3. OVERCOOK THE PASTA- When making dinner for your serial killer, it is best to overcook the pasta so that he or she cannot focus on the blood-red spaghetti sauce. Serial killers by definition love spaghetti and sauce, as it visually reminds them of playing with someone’s innards. You must distract them as much as possible by making sure the food tastes terrible. Then they won’t have so much fun playing with their food, and you won’t be so freaked out.
4. DRIVE THEM TO MUDER EXCAVATIONS- It doesn’t matter what comes up, you must make sure that you drive your serial killer to the sites where he or she is supposed to help a convict find bodies he buried. If you allow them to drive themselves, they will spend their lunch breaks breaking into the millionaire intern’s home, giving them desire to murder some more. Please do not leave your serial killer alone ever.

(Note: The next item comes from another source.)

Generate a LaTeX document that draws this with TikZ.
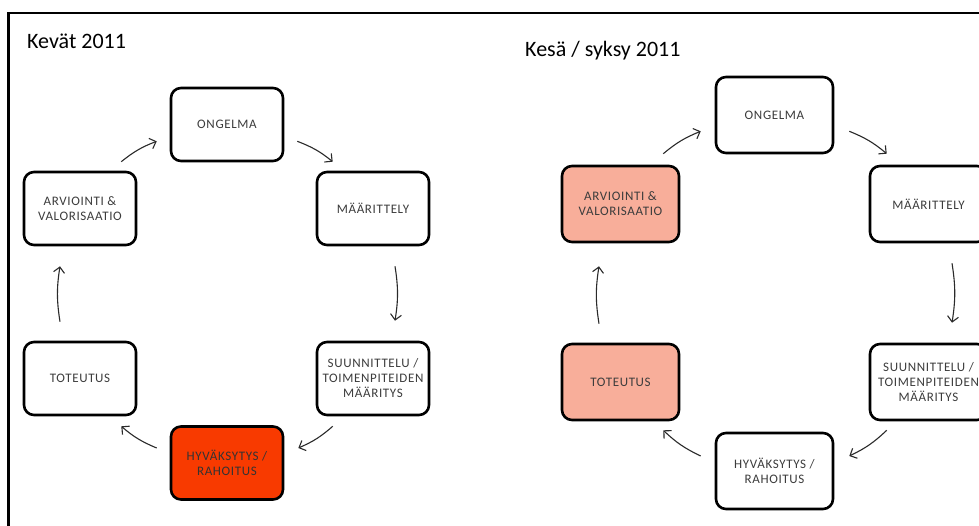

5. DON’T LET THEM HAVE HEART-TO-HEARTS WITH YOUR GHOST DAD- Your serial killer is going to want to talk to your mutual ghost father about if it is truly possible for him or her to stop murdering people. Do your best to not let this happen, as your ghost dad has most likely time and time again reinforced and allowed for your serial killer’s violent behavior. Do this by constantly telling your serial killer that dad was wrong and that it is possible to change. Hopefully, this will stick.
6. DON’T LET THEM INJECT YOUR STEAK WITH SLEEP POISON- This is an important one. At your nightly meals, you mustn’t turn your back to your serial killer, allowing them to tranquilize your food. This is a common mistake that first-time serial killer rehab officers make. Also, you may want to make sure you take away all needles and tranquilizers from your serial killer anyway so that this kind of thing never happens.
7. IGNORE THE UKRAINIAN MOBSTERS TAKING OVER MIAMI- It doesn’t matter if you are a Lieutenant of Miami Metro Police Department, if Ukrainian Mobsters are slowly but surely taking over your city, ignore it. Focus all of your efforts on your serial killer instead. They need you as they go through this rough time. Instead, let your goofball underlings constantly raid strip clubs.
8. IF YOUR SERIAL KILLER ASKS TO BE LEFT ALONE FOR A MINUTE, LEAVE THEM ALONE- It is easy to forget that these serial killers are humans too, and that withdrawal is really hard for them. They are going to need some time to themselves to think about everything that’s going on and to dispose of the tranquilized body in their trunk. They may be embarrassed to show you the millionaire intern they almost killed, so, when they ask you to drive away and give them a moment, do so. They are only tying up loose ends.
9. DON’T LET THEM HAVE HEART-TO-HEARTS WITH JAILED MURDERERS- Possibly the most important serial killer rehab rule; you CANNOT let them have long talks about the nature of conscience and change with jailed murderers. You may think that the jailed murderer will inspire your serial killer to change, but most likely the jailed murderer will merely jump in front of a truck, showing how impossible it is to be jailed when your true nature is that of a murderer. If you do let this happen, do not drop the ice cream you are bringing your serial killer. They are going to need it to calm down from seeing all that blood on the road.
10. PUT YOUR ROMANTIC LOVE FOR THE SERIAL KILLER ON HOLD- You have most likely gone through a realization process in which you discovered your romantic love for somebody, only to find out that he or she was a serial killer in desperate need of being rehabbed. You are going to have to put those feelings on hold. I know it’s hard; you love this person and it turns out they are a cold-blooded mass-murderer, but it’s just going to make things more complicated. NOTE: This probably won’t come up, but if the serial killer is your adopted brother, you probably shouldn’t be in love with him anyway.
So there you have it, follow these ten steps and your serial killer will be cured in no time. Your serial killer is addicted to serial killing, and once he stops he will be “cured” for life, because that’s how addiction works. You’re welcome and good luck.